Cooper and Kleinschmidt [10] have also investigated the various ways companies manage the product development process. Their work reveals that most of companies have deficient product development processes; some activities are poorly controlled while others are omitted altogether. They conclude that new product success is determined by 1) product development process followed, 2) proficiency with which different activities of the process are executed, and 3) completeness of the development process. Furthermore, Davis [19], in his three case studies proposes that risk of failure will be reduced if NPD properly follows a seven-stage process: 1) Idea, 2) Preliminary assessment, 3) Concept, 4) Development, 5) Testing, 6) Trial, and 7) Launch. Schmidt [35] supports this view with Cooper and Kleinschmidt and state that proficiency with various categories of NPD are accomplished determines the level of success of new industrial products.

Cooper and Kleinschmidt [10] emphasize that the market related and the pre-development activities should be carefully accomplished because they are important for the success of the product. Hopkins [25] supports these findings and claims that market related activities are closely related to the NPD outcome.
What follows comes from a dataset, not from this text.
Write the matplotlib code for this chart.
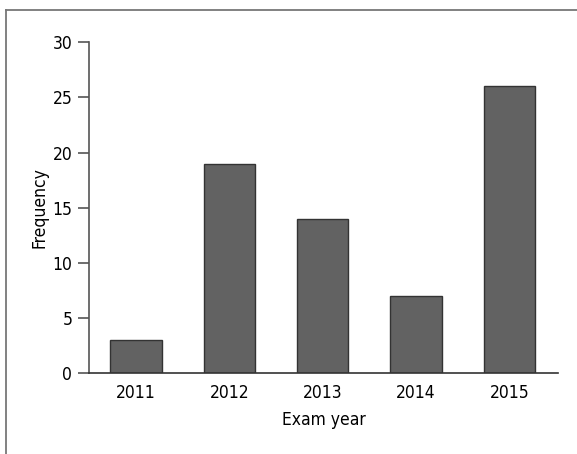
import matplotlib.pyplot as plt
from matplotlib.lines import Line2D

plt.rcParams["font.family"] = ["DejaVu Sans"]
plt.rcParams["font.stretch"] = "condensed"

years = ["2011", "2012", "2013", "2014", "2015"]
frequency = [3, 19, 14, 7, 26]
y_ticks = [0, 5, 10, 15, 20, 25, 30]

fig = plt.figure(figsize=(5.77, 4.54), dpi=100)
ax = fig.add_axes([0.1542, 0.178, 0.8128, 0.729])

x = list(range(len(years)))
ax.bar(x, frequency, width=0.55, color="#626262", edgecolor="#333333", linewidth=1.0)

ax.set_xlim(-0.504, 4.52)
ax.set_ylim(0, 30)
ax.set_xticks(x)
ax.set_xticklabels(years)
ax.set_yticks(y_ticks)

for side in ["top", "right"]:
    ax.spines[side].set_visible(False)
ax.spines["left"].set_color("#555555")
ax.spines["bottom"].set_color("#333333")
ax.spines["left"].set_linewidth(1.2)
ax.spines["bottom"].set_linewidth(1.2)

ax.tick_params(axis="y", length=8, width=1.2, color="#555555", labelsize=12.5, pad=4)
ax.tick_params(axis="x", length=0, labelsize=12.5, pad=8)

ax.set_xlabel("Exam year", fontsize=12.5, labelpad=6)
ax.set_ylabel("Frequency", fontsize=12.5, labelpad=3)

# outer frame (top and left edges only)
fig.add_artist(Line2D([6 / 577, 1.0], [1 - 10 / 454, 1 - 10 / 454], color="#777777", linewidth=1.3, transform=fig.transFigure))
fig.add_artist(Line2D([6 / 577, 6 / 577], [0.0, 1 - 10 / 454], color="#777777", linewidth=1.3, transform=fig.transFigure))

fig.savefig("out.png", dpi=100)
His study also asserts that technical problems in design and production were the second most cited, and improper timing of product introduction was the third most cited cause of NPD failure. In contrast to these studies, Schmidt [35] emphasizes that the technical activities and the post-development activities are more critical than marketing and pre-development activities respectively. However, Calantone and Benedetto [5] concluded that both marketing and technical activities are important for the product’s success.

Cooper and Kleinschmidt [9] propose a series of ten hypotheses (Appendix- B) regarding NPD success and failure. The two most important factors related to the success are product advantage and proficiency of the pre-development activities. They emphasize that most critical steps in the NPD are those accomplished prior to the actual product development effort. According to Cooper and Kleinschmidt, both marketing and technical synergy are important for success.